L'utilisation de ce type d'outil est-il à privilégier en collaboration avec un expert au sein de la direction des systèmes d'informations ?
L'analyse du système d'information suppose au minimum une collaboration avec la DSI.
« Chercher la donnée prend du temps... La trouver encore plus ! » a rappelé Adrien Gabeur, Directeur Cognitive Solutions chez Sinequa.
L'inventaire des données des donc une étape essentielle. Mais encore fait-il que cet inventaire soit exhaustif. Pour s'en assurer et faciliter la communication des données personnelles aux personnes concernées en faisant la demande, le recours à un moteur de recherche peut être utile.
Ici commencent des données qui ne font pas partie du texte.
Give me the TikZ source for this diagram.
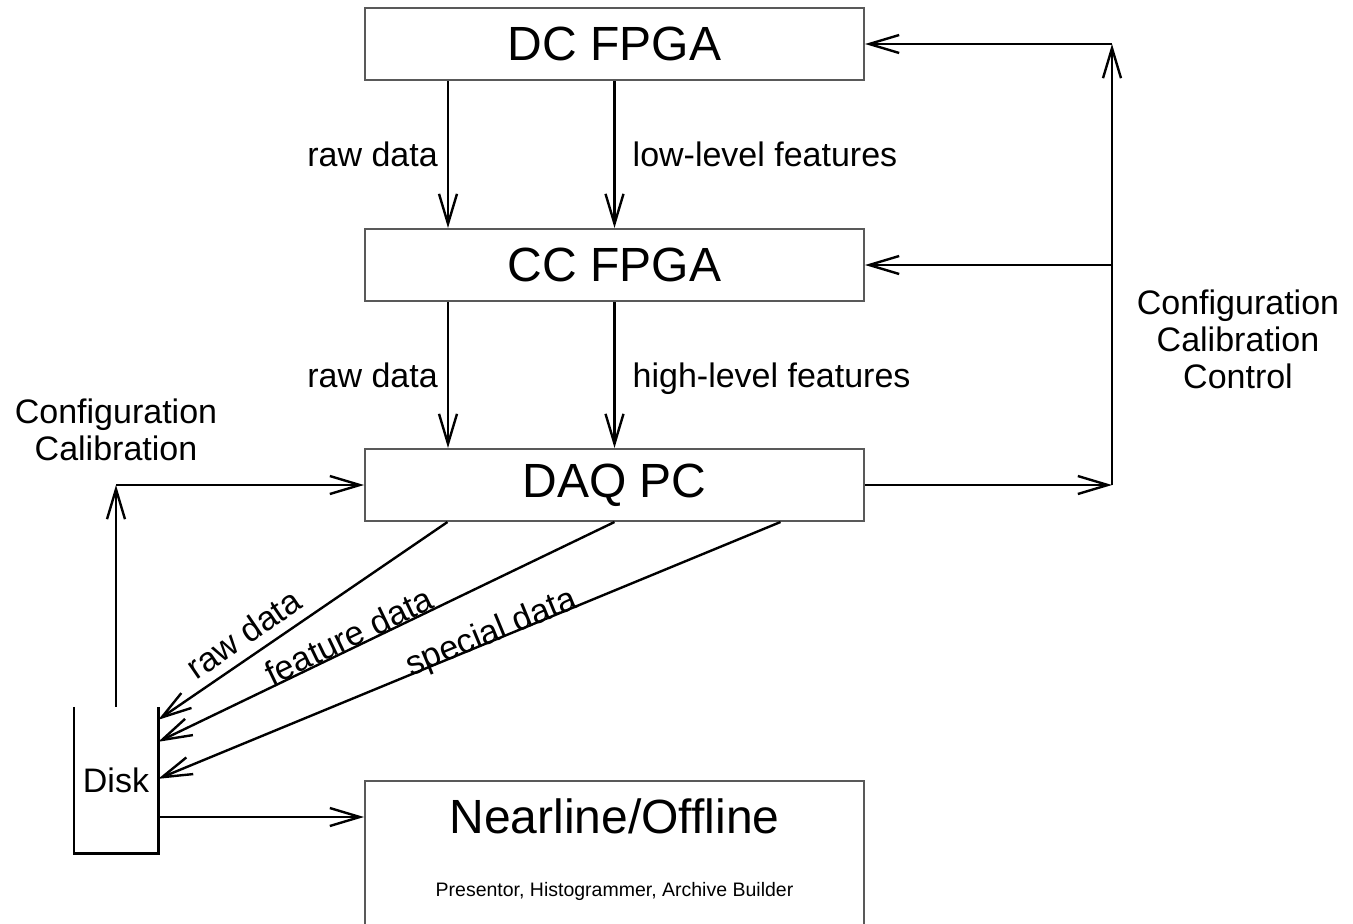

Sinequa permet ainsi d'analyser en profondeur le patrimoine de données, notamment de données non-structurées. « Selon une étude que nous avons mené, 44 % des entreprises n'ont pas de visibilité complète sur leurs données non-structurées et 41 % ont des difficultés à localiser les données personnelles » a ainsi relevé Adrien Gabeur, Directeur Cognitive Solutions chez Sinequa.
Trouver des données personnelles est souvent un process très manuel donc chronophage, coûteux et peu efficient. Une solution comme celle de Sinequa traite cette problématique en cinq étapes. D'abord, il s'agit de connecter l'outil aux données. Les contenus sont ensuite analysés au travers de technologies de type NLP (natural language processing). La détection avancée repose ensuite sur de l'apprentissage machine (machine learning). Les utilisateurs doivent alors visualiser les données sensibles remontées. Enfin, il faut être capable d'exporter les données vers des tiers (notamment les demandeurs).
Etienne Papin, avocat associé au Cabinet Next Avocats a fait un retour d'expérience sur la conformité RGPD et réglementations similaires telles que vues par les entreprises.
La conformité au RGPD ne devrait plus être une question, deux ans après la mise en application du texte. Or ce n'est pas le cas. « Il n'y a pas de statistiques précises sur le sujet mais, selon les entreprises, la situation est très contrastée, certaines s'étant rapidement mises en ordre de marche pour garantir cette conformité, d'autres non » a reconnu Etienne Papin, avocat associé au Cabinet Next Avocats. La taille de l'entreprise n'est pas un discriminant sur le sérieux de la mise en conformité selon Etienne Papin.
Le pire est peut-être que, comme le souligne Etienne Papin, « les problématiques restent aujourd'hui les mêmes qu'au premier jour, à commencer par comprendre cette réglementation. » Nommer un DPO, c'est bien, mais ce n'est qu'un début. Et encore faut-il que le DPO soit suffisamment formé. Beaucoup d'entreprises ont découvert des principes juridiques qui, en France, existent depuis 1978... Le premier outil est bien entendu le recensement des traitements de données. « C'est incroyable le nombre de processus métiers qui continuent de reposer sur des échanges de fichiers Excel par mails, ce qui est une horreur en termes de conformité » a dénoncé Etienne Papin.
Fabrice Mattatia, Délégué à la Protection des Données au Ministère de l'Intérieur, a détaillé au cours de son retour d'expérience la mise en place d'une « Culture de la donnée en milieu très sensible ».
Dernier témoin de la matinée, Fabrice Mattatia, Délégué à la Protection des Données au Ministère de l'Intérieur, est aussi l'auteur d'un ouvrage paru chez Eyrolles, « RGPD et droit des données personnelles ». Cet ouvrage fait un point juridique au-delà du seul RGPD : « on oublie trop souvent toute une série de textes satellites, notamment sectoriels » comme l'a indiqué l'auteur qui a essayé d'expliquer les textes de façon pragmatique.
Le Ministère de l'Intérieur traite de grandes quantités de données sensibles sur les individus et, surtout, soumises à peu près à tous les textes possibles sur les données personnelles, y compris des clauses spécifiques du RGPD. Mais Fabrice Mattatia a également relevé : « des acteurs privés (Facebook, Google...) ont finalement beaucoup plus d'informations que nous, par exemple à quelle heure où vous vous levez, quels sites vous visitez, etc. » Mais les données y sont par contre très sensibles. Fabrice Mattatia a ainsi explicité les méthodes et approches pour développer la culture de la donnée personnelle dans cette grande maison, besoin qui date d'avant 1978.